É sem dúvida um assombro tecnológico. Tentei imaginar esta cena em Luanda onde os semáforos são poucos, com muitos avariados e na maior parte dos casos desrespeitados. Numa sociedade onde a sinalização é ignorada e, por vezes, os agentes reguladores de trânsito também, esta inovação não é para tão cedo. O condutor regular irá preferir ignorar solenemente a luz branca (quando houver luz), preferindo seguir os comandos de uma inteligência mais natural e muito mais robusta: a do taxista ao volante, cujo GPS interno é calibrado por buracos, mbaias e a necessidade premente de chegar primeiro.
A verdadeira revolução da inteligência artificial angolana não está nos chips de silício, mas na massa cinzenta dos condutores. É uma inteligência orgânica, forjada no instinto de sobrevivência, na teimosia do chico-espertismo, na leitura de sinais não verbais dos transeuntes e na física quântica aplicada às manobras de ultrapassagem pela direita. Enquanto o mundo fala de veículos autónomos, nós dominamos a arte da condução autónoma de espírito. A luz que estiver a brilhar mais forte hoje tem prioridade.
A pergunta não é se Angola está pronta para a luz branca. A pergunta é se a luz branca está pronta para Angola. Estará preparada para ser ofuscada pelo génio de um vendedor ambulante que, no tempo de um sinal vermelho, consegue mostrar-lhe 15 capas de telemóvel, vários pacotes de paracuca, caju e ginguba, e um conjunto completo de malas de viagem? Conseguirá brilho imaculado dos semáforos competir com o engenho de um cidadão a atravessar a estrada com várias bacias de cores similares às dos semáforos?

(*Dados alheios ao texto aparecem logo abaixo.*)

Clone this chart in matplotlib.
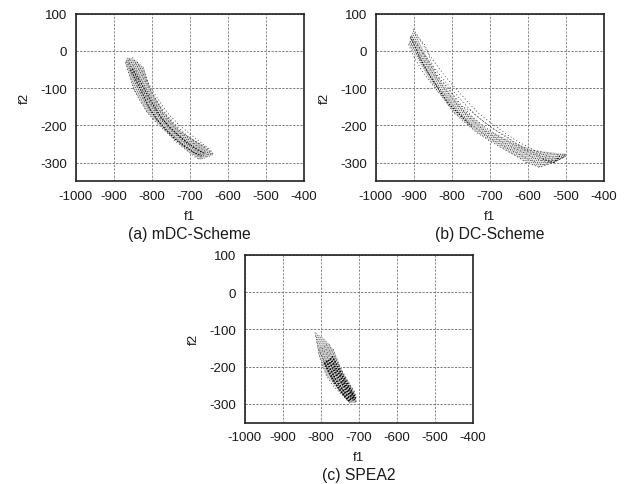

No fim, a grande revolução não será a luz branca. Será o dia em que um carro autónomo, depois de uma actualização de software feita à moda angolana, aprender a desviar-se de um buraco com a precisão de um condutor do azul e branco, a reconhecer o sinal universal da quitandeira a atravessar a rua com uma bacia de frutas na cabeça, e a entender que, por vezes, o vermelho não é uma ordem, mas uma sugestão a ser analisada com espírito crítico e um pé no acelerador.
Até lá, a nossa quarta luz será sempre o olho humano, a experiência de vida e a coragem de quem sabe que, no trânsito como na vida, o mais importante não é o sinal que é dado, mas a arte sublime de saber conduzir no caos. O futuro pode ser branco, mas o presente é gloriosamente colorido, barulhento e vivo.